CHARLOTTE, N.C. -- Michael Jordan has been called the NBA's greatest player, a supreme competitor and top pitchman.
Jordan soon could have a much different role: team owner.
Charlotte coach Larry Brown said Monday night that Jordan has told him he's doing all he can to buy majority control of the Bobcats from owner Bob Johnson.
"He said he's doing his best to put himself in a position to get the team," Brown said after practice. "He wants it badly."
Johnson is eager to sell the unprofitable club, and NBA commissioner David Stern said Saturday he expects a deal to be completed within two months.
While Stern has said Jordan owning the team "would be a good thing," he may have competition. Former Houston Rockets executive George Postolos has made inquiries, and it's possible if Postolos gets control Jordan would no longer have a role with the team.
Jordan, currently a part owner with the final say on basketball decisions, would have to put an ownership group together and agree with Johnson on a price. Jordan declined comment Monday through a team spokesman.
"I didn't talk to him about the particulars," Brown said of his conversation with Jordan last week. "He just told me don't believe everything you read in the paper and I'm trying my hardest to get this thing done. I'm hopeful that at the end of the day Michael will be running the Bobcats."
Postolos, who once worked as an assistant to Stern in the NBA offices, has been in talks with Johnson for months.
"I am still not talking to media about Charlotte," Postolos wrote in an e-mail to The Associated Press on Monday.
Jordan currently has a unique role in Charlotte. While he runs the basketball operations, he's not officially a team employee and rarely attends practices or games. But he was able to lure Brown, a fellow Hall of Famer, to coach the Bobcats and Charlotte (26-25) is in position to make its first playoff appearance this season.
"Anytime I read a possibility that Michael is not going to be involved it impacts my family and me because I came here because of him," said Brown, in his record ninth NBA head coaching job. "Now after I got here I realized there were a lot of real plusses for being here. But again, I wouldn't have thought about it and I've been thrilled since I've gotten here with the arrangement."
Guard Raymond Felton was even more confident that a deal would be struck to make one of North Carolina's most popular figures owner of the state's NBA team.
"From what I've been hearing it's probably going to happen," Felton said. "So I hope it works out and he gets the team."
Johnson, the founder of Black Entertainment Television and the first black majority owner of a major professional sports team, also wasn't talking Monday. He has declined interview requests for months.
What's clear is Johnson is looking to unload the Bobcats. After paying $300 million for the expansion franchise that began play in 2004-05, Johnson has lost tens of millions of dollars each season as the Bobcats have struggled to draw fans and find sponsorships.

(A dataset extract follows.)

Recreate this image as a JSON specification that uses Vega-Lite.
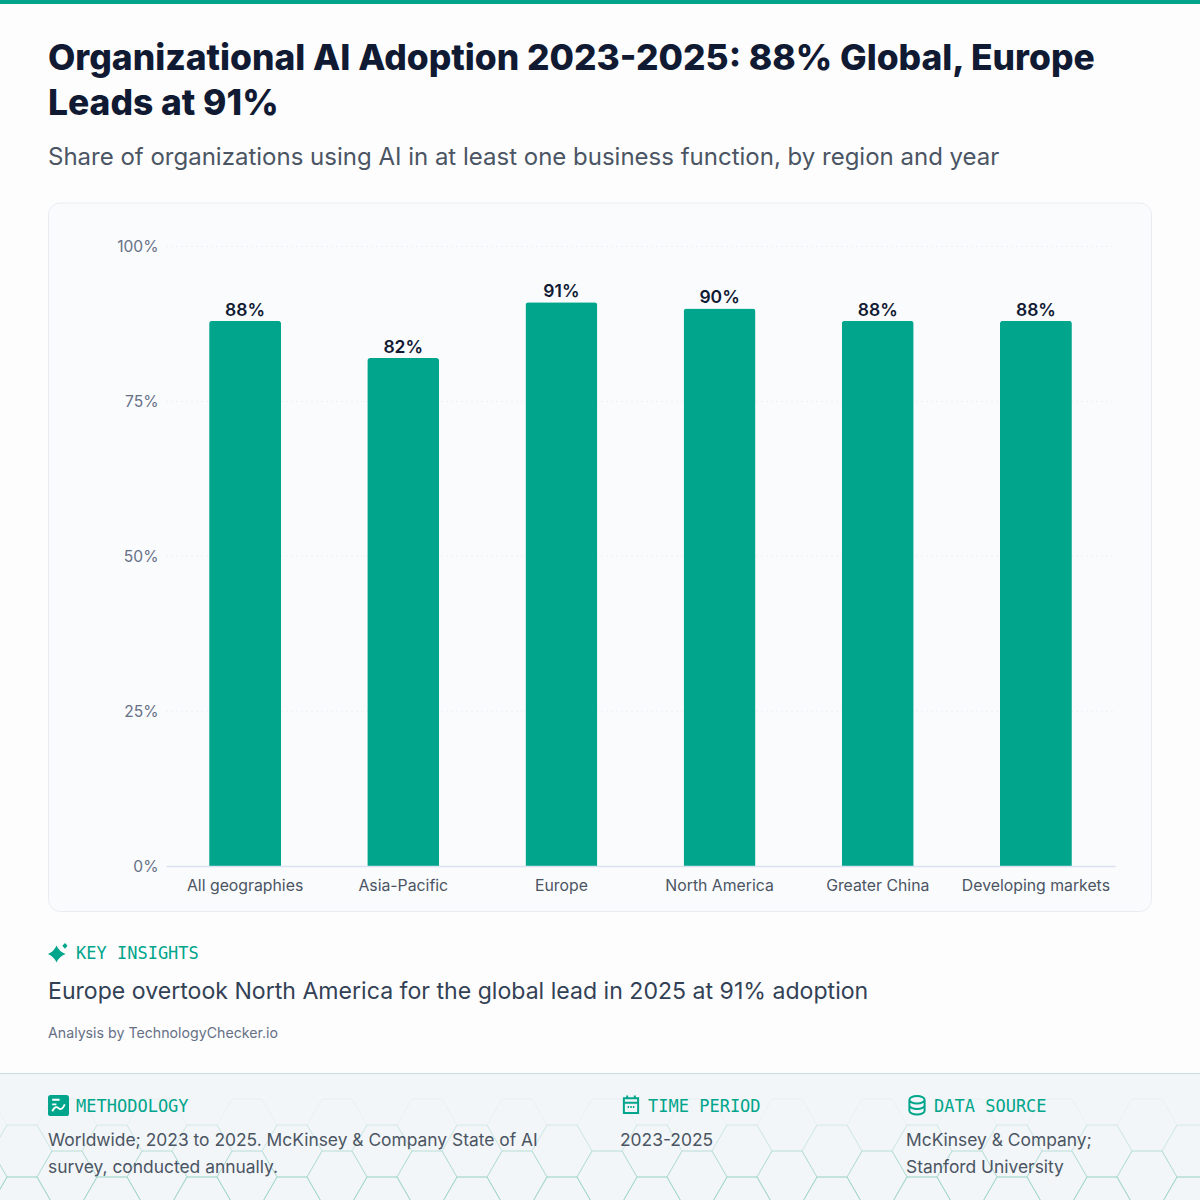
{
  "$schema": "https://vega.github.io/schema/vega-lite/v6.json",
  "width": 1200,
  "height": 1200,
  "padding": 0,
  "autosize": {"type": "none"},
  "background": "#fdfdfe",
  "config": {"view": {"stroke": null}, "text": {"font": "Inter"}},
  "resolve": {"scale": {"x": "independent", "y": "independent", "opacity": "independent", "shape": "independent"}},
  "layer": [
    {
      "data": {"values": [{"from": 0, "to": 1}]},
      "mark": {"type": "rect", "fill": "#00a58b"},
      "encoding": {
        "x": {"field": "from", "type": "quantitative", "scale": {"domain": [0, 1], "range": [0, 1200]}, "axis": null},
        "x2": {"field": "to"},
        "y": {"field": "from", "type": "quantitative", "scale": {"domain": [0, 1], "range": [0, 4]}, "axis": null},
        "y2": {"field": "to"}
      }
    },
    {
      "data": {"values": [{"from": 0, "to": 1}]},
      "mark": {"type": "rect", "fill": "#fafbfd", "stroke": "#e8ecf1", "strokeWidth": 1, "cornerRadius": 12},
      "encoding": {
        "x": {"field": "from", "type": "quantitative", "scale": {"domain": [0, 1], "range": [48.5, 1151.5]}, "axis": null},
        "x2": {"field": "to"},
        "y": {"field": "from", "type": "quantitative", "scale": {"domain": [0, 1], "range": [911.5, 203]}, "axis": null},
        "y2": {"field": "to"}
      }
    },
    {
      "data": {"values": [{"from": 0, "to": 1}]},
      "mark": {"type": "rect", "fill": "#f3f6f8", "stroke": "#c5e0dc", "strokeWidth": 1},
      "encoding": {
        "x": {"field": "from", "type": "quantitative", "scale": {"domain": [0, 1], "range": [-3, 1203]}, "axis": null},
        "x2": {"field": "to"},
        "y": {"field": "from", "type": "quantitative", "scale": {"domain": [0, 1], "range": [1204, 1073.5]}, "axis": null},
        "y2": {"field": "to"}
      }
    },
    {
      "data": {"values": [
        {"col": -1, "row": 0}, {"col": -1, "row": 2},
        {"col": 0, "row": 1}, {"col": 0, "row": 3},
        {"col": 1, "row": 0}, {"col": 1, "row": 2},
        {"col": 2, "row": 1}, {"col": 2, "row": 3},
        {"col": 3, "row": 0}, {"col": 3, "row": 2},
        {"col": 4, "row": 1}, {"col": 4, "row": 3},
        {"col": 5, "row": 0}, {"col": 5, "row": 2},
        {"col": 6, "row": 1}, {"col": 6, "row": 3},
        {"col": 7, "row": 0}, {"col": 7, "row": 2},
        {"col": 8, "row": 1}, {"col": 8, "row": 3},
        {"col": 9, "row": 0}, {"col": 9, "row": 2},
        {"col": 10, "row": 1}, {"col": 10, "row": 3},
        {"col": 11, "row": 0}, {"col": 11, "row": 2},
        {"col": 12, "row": 1}, {"col": 12, "row": 3},
        {"col": 13, "row": 0}, {"col": 13, "row": 2},
        {"col": 14, "row": 1}, {"col": 14, "row": 3},
        {"col": 15, "row": 0}, {"col": 15, "row": 2},
        {"col": 16, "row": 1}, {"col": 16, "row": 3},
        {"col": 17, "row": 0}, {"col": 17, "row": 2},
        {"col": 18, "row": 1}, {"col": 18, "row": 3},
        {"col": 19, "row": 0}, {"col": 19, "row": 2},
        {"col": 20, "row": 1}, {"col": 20, "row": 3},
        {"col": 21, "row": 0}, {"col": 21, "row": 2},
        {"col": 22, "row": 1}, {"col": 22, "row": 3},
        {"col": 23, "row": 0}, {"col": 23, "row": 2},
        {"col": 24, "row": 1}, {"col": 24, "row": 3},
        {"col": 25, "row": 0}, {"col": 25, "row": 2},
        {"col": 26, "row": 1}, {"col": 26, "row": 3}
      ]},
      "mark": {
        "type": "point",
        "shape": "M-1,0L-0.5,-0.866L0.5,-0.866L1,0L0.5,0.866L-0.5,0.866Z",
        "size": 3600,
        "filled": false,
        "stroke": "#8fcfc3",
        "strokeWidth": 1
      },
      "encoding": {
        "x": {"field": "col", "type": "quantitative", "scale": {"domain": [0, 26], "range": [22, 1192], "nice": false, "zero": false}, "axis": null},
        "y": {"field": "row", "type": "quantitative", "scale": {"domain": [0, 3], "range": [1125, 1203], "nice": false, "zero": false}, "axis": null},
        "opacity": {"field": "row", "type": "quantitative", "scale": {"domain": [0, 3], "range": [0.1, 0.7]}, "legend": null}
      }
    },
    {
      "data": {"values": [
        {"tick": 0.25, "from": 0, "to": 1},
        {"tick": 0.5, "from": 0, "to": 1},
        {"tick": 0.75, "from": 0, "to": 1},
        {"tick": 1, "from": 0, "to": 1}
      ]},
      "mark": {"type": "rule", "stroke": "#eef1f5", "strokeWidth": 1, "strokeDash": [2, 3]},
      "encoding": {
        "x": {"field": "from", "type": "quantitative", "scale": {"domain": [0, 1], "range": [166, 1115]}, "axis": null},
        "x2": {"field": "to"},
        "y": {"field": "tick", "type": "quantitative", "scale": {"domain": [0, 1], "range": [866, 246.5]}, "axis": null}
      }
    },
    {
      "data": {"name": "adoption", "values": [
        {"region": "All geographies", "share": 0.88},
        {"region": "Asia-Pacific", "share": 0.82},
        {"region": "Europe", "share": 0.91},
        {"region": "North America", "share": 0.9},
        {"region": "Greater China", "share": 0.88},
        {"region": "Developing markets", "share": 0.88}
      ]},
      "mark": {"type": "bar", "fill": "#00a58b", "cornerRadiusTopLeft": 3, "cornerRadiusTopRight": 3},
      "encoding": {
        "x": {
          "field": "region",
          "type": "nominal",
          "sort": null,
          "scale": {"type": "band", "range": [166, 1115], "paddingInner": 0.545, "paddingOuter": 0.2725},
          "axis": {
            "title": null,
            "offset": -334,
            "zindex": 1,
            "labelAngle": 0,
            "labelPadding": 12,
            "labelFont": "Inter",
            "labelFontSize": 15.8,
            "labelColor": "#4b5563",
            "labelLimit": 200,
            "ticks": false,
            "domainColor": "#dbe1f0",
            "domainWidth": 1.5,
            "grid": false
          }
        },
        "y": {
          "field": "share",
          "type": "quantitative",
          "scale": {"domain": [0, 1], "range": [866, 246.5]},
          "axis": {
            "title": null,
            "offset": -158,
            "zindex": 1,
            "values": [0, 0.25, 0.5, 0.75, 1],
            "format": ".0%",
            "labelPadding": 0,
            "labelFont": "Inter",
            "labelFontSize": 15.6,
            "labelColor": "#667085",
            "ticks": false,
            "domain": false,
            "grid": false
          }
        }
      }
    },
    {
      "data": {"name": "adoption"},
      "mark": {"type": "text", "font": "Inter", "fontSize": 17.5, "fontWeight": 600, "fill": "#111a33", "baseline": "alphabetic", "dy": -5},
      "encoding": {
        "x": {
          "field": "region",
          "type": "nominal",
          "sort": null,
          "scale": {"type": "band", "range": [166, 1115], "paddingInner": 0.545, "paddingOuter": 0.2725},
          "axis": null
        },
        "y": {"field": "share", "type": "quantitative", "scale": {"domain": [0, 1], "range": [866, 246.5]}, "axis": null},
        "text": {"field": "share", "type": "quantitative", "format": ".0%"}
      }
    },
    {
      "data": {"values": [{"role": "headline", "text": "Organizational AI Adoption 2023-2025: 88% Global, Europe\nLeads at 91%"}]},
      "mark": {"type": "text", "font": "Inter", "fontSize": 35.4, "fontWeight": 800, "fill": "#111a33", "align": "left", "baseline": "alphabetic", "lineBreak": "\n", "lineHeight": 45},
      "encoding": {
        "x": {"field": "role", "type": "nominal", "scale": {"type": "point", "padding": 0, "range": [48, 48]}, "axis": null},
        "y": {"field": "role", "type": "nominal", "scale": {"type": "point", "padding": 0, "range": [70, 70]}, "axis": null},
        "text": {"field": "text"}
      }
    },
    {
      "data": {"values": [{"role": "subtitle", "text": "Share of organizations using AI in at least one business function, by region and year"}]},
      "mark": {"type": "text", "font": "Inter", "fontSize": 24, "fill": "#4b5563", "align": "left", "baseline": "alphabetic"},
      "encoding": {
        "x": {"field": "role", "type": "nominal", "scale": {"type": "point", "padding": 0, "range": [48, 48]}, "axis": null},
        "y": {"field": "role", "type": "nominal", "scale": {"type": "point", "padding": 0, "range": [165, 165]}, "axis": null},
        "text": {"field": "text"}
      }
    },
    {
      "data": {"values": [{"icon": "sparkle"}]},
      "mark": {
        "type": "point",
        "filled": true,
        "fill": "#00a58b",
        "opacity": 1,
        "size": 400,
        "shape": "M-.15,-.75Q.1,-.15 .75,.1Q.1,.35 -.15,.95Q-.4,.35 -1,.1Q-.4,-.15 -.15,-.75ZM.7,-1L.95,-.72L.7,-.42L.43,-.72Z"
      },
      "encoding": {
        "x": {"field": "icon", "type": "nominal", "scale": {"type": "point", "padding": 0, "range": [58, 58]}, "axis": null},
        "y": {"field": "icon", "type": "nominal", "scale": {"type": "point", "padding": 0, "range": [953, 953]}, "axis": null}
      }
    },
    {
      "data": {"values": [{"role": "insights heading", "text": "KEY INSIGHTS"}]},
      "mark": {"type": "text", "font": "DejaVu Sans Mono", "fontSize": 17, "fill": "#00a58b", "align": "left", "baseline": "alphabetic"},
      "encoding": {
        "x": {"field": "role", "type": "nominal", "scale": {"type": "point", "padding": 0, "range": [76, 76]}, "axis": null},
        "y": {"field": "role", "type": "nominal", "scale": {"type": "point", "padding": 0, "range": [959, 959]}, "axis": null},
        "text": {"field": "text"}
      }
    },
    {
      "data": {"values": [{"role": "insight", "text": "Europe overtook North America for the global lead in 2025 at 91% adoption"}]},
      "mark": {"type": "text", "font": "Inter", "fontSize": 23.1, "fill": "#334155", "align": "left", "baseline": "alphabetic"},
      "encoding": {
        "x": {"field": "role", "type": "nominal", "scale": {"type": "point", "padding": 0, "range": [48, 48]}, "axis": null},
        "y": {"field": "role", "type": "nominal", "scale": {"type": "point", "padding": 0, "range": [999, 999]}, "axis": null},
        "text": {"field": "text"}
      }
    },
    {
      "data": {"values": [{"role": "credit", "text": "Analysis by TechnologyChecker.io"}]},
      "mark": {"type": "text", "font": "Inter", "fontSize": 14.2, "fill": "#667085", "align": "left", "baseline": "alphabetic"},
      "encoding": {
        "x": {"field": "role", "type": "nominal", "scale": {"type": "point", "padding": 0, "range": [48, 48]}, "axis": null},
        "y": {"field": "role", "type": "nominal", "scale": {"type": "point", "padding": 0, "range": [1038, 1038]}, "axis": null},
        "text": {"field": "text"}
      }
    },
    {
      "data": {"values": [{"section": "Methodology", "icon": "square"}]},
      "mark": {
        "type": "point",
        "filled": true,
        "fill": "#00a58b",
        "opacity": 1,
        "size": 441,
        "shape": "M-.75,-1H.75Q1,-1 1,-.75V.75Q1,1 .75,1H-.75Q-1,1 -1,.75V-.75Q-1,-1 -.75,-1Z"
      },
      "encoding": {
        "x": {"field": "section", "type": "nominal", "scale": {"type": "point", "padding": 0, "domain": ["Methodology", "", "Time period", "Data source"], "range": [58.5, 916.5]}, "axis": null},
        "y": {"field": "icon", "type": "nominal", "scale": {"type": "point", "padding": 0, "range": [1105.5, 1105.5]}, "axis": null}
      }
    },
    {
      "data": {"values": [{"section": "Methodology", "icon": "zigzag"}]},
      "mark": {
        "type": "point",
        "filled": false,
        "stroke": "#ffffff",
        "strokeWidth": 1.8,
        "opacity": 1,
        "size": 441,
        "shape": "M-.6,-.55H.1M-.6,-.1H-.2M-.6,.55Q-.3,-.05 0,.25T.6,-.1"
      },
      "encoding": {
        "x": {"field": "section", "type": "nominal", "scale": {"type": "point", "padding": 0, "domain": ["Methodology", "", "Time period", "Data source"], "range": [58.5, 916.5]}, "axis": null},
        "y": {"field": "icon", "type": "nominal", "scale": {"type": "point", "padding": 0, "range": [1105.5, 1105.5]}, "axis": null}
      }
    },
    {
      "data": {"values": [{"section": "Time period", "icon": "calendar"}, {"section": "Data source", "icon": "database"}]},
      "mark": {"type": "point", "filled": false, "stroke": "#00a58b", "strokeWidth": 2, "opacity": 1, "size": 361},
      "encoding": {
        "x": {"field": "section", "type": "nominal", "scale": {"type": "point", "padding": 0, "domain": ["Methodology", "", "Time period", "Data source"], "range": [59, 917]}, "axis": null},
        "y": {"field": "section", "type": "nominal", "scale": {"type": "point", "padding": 0, "range": [1105, 1105]}, "axis": null},
        "shape": {
          "field": "icon",
          "type": "nominal",
          "scale": {
            "domain": ["calendar", "database"],
            "range": [
              "M-.75,-.7H.75V.85H-.75ZM-.75,-.25H.75M-.4,-1V-.7M.4,-1V-.7M-.35,.2H-.2M-.07,.2H.08M.2,.2H.35",
              "M-.8,-.55A.8,.4 0 1 1 .8,-.55A.8,.4 0 1 1 -.8,-.55M-.8,-.55V.6A.8,.4 0 0 0 .8,.6V-.55M-.8,.03A.8,.4 0 0 0 .8,.03"
            ]
          },
          "legend": null
        }
      }
    },
    {
      "data": {"values": [
        {"section": "Methodology", "heading": "METHODOLOGY"},
        {"section": "Time period", "heading": "TIME PERIOD"},
        {"section": "Data source", "heading": "DATA SOURCE"}
      ]},
      "mark": {"type": "text", "font": "DejaVu Sans Mono", "fontSize": 17, "fill": "#00a58b", "align": "left", "baseline": "alphabetic"},
      "encoding": {
        "x": {"field": "section", "type": "nominal", "scale": {"type": "point", "padding": 0, "domain": ["Methodology", "", "Time period", "Data source"], "range": [76, 934]}, "axis": null},
        "y": {"field": "section", "type": "nominal", "scale": {"type": "point", "padding": 0, "range": [1112, 1112]}, "axis": null},
        "text": {"field": "heading"}
      }
    },
    {
      "data": {"values": [
        {"section": "Methodology", "body": "Worldwide; 2023 to 2025. McKinsey & Company State of AI\nsurvey, conducted annually."},
        {"section": "Time period", "body": "2023-2025"},
        {"section": "Data source", "body": "McKinsey & Company;\nStanford University"}
      ]},
      "mark": {"type": "text", "font": "Inter", "fontSize": 17.4, "fill": "#4b5563", "align": "left", "baseline": "alphabetic", "lineBreak": "\n", "lineHeight": 27},
      "encoding": {
        "x": {"field": "section", "type": "nominal", "scale": {"type": "point", "padding": 0, "domain": ["Methodology", "", "Time period", "Data source"], "range": [48, 906]}, "axis": null},
        "y": {"field": "section", "type": "nominal", "scale": {"type": "point", "padding": 0, "range": [1146, 1146]}, "axis": null},
        "text": {"field": "body"}
      }
    }
  ]
}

But after five losing seasons, the Bobcats sit in sixth place ahead of Tuesday's game against New Jersey.
"(Johnson) wanted the snow in Dallas to freeze the season so that the Bobcats would go right to the playoffs for the first time," Stern joked at his news conference Saturday. "So I think they have done a good job of putting a team together."
Jordan has had a role in that since buying into the team in 2006 and getting control over basketball decisions. After a rocky beginning that included drafting the disappointing Adam Morrison, he's made several moves that have helped the team, including November's acquisition of Stephen Jackson from Golden State.
Owning a team outright would be another milestone for the six-time NBA champion.
"He's as good a player as we've ever had in this sport. He's a wonderful guy," Brown said. "I think when the NBA bounced back, Magic (Johnson) and Larry (Bird) and then Michael sustained it. A lot of people owe a lot to him. I don't think David Stern takes that lightly. I think he admires Michael and realizes what he means to our sport.
"I just think we've got to have him involved. ... I just can't see the NBA without him being involved."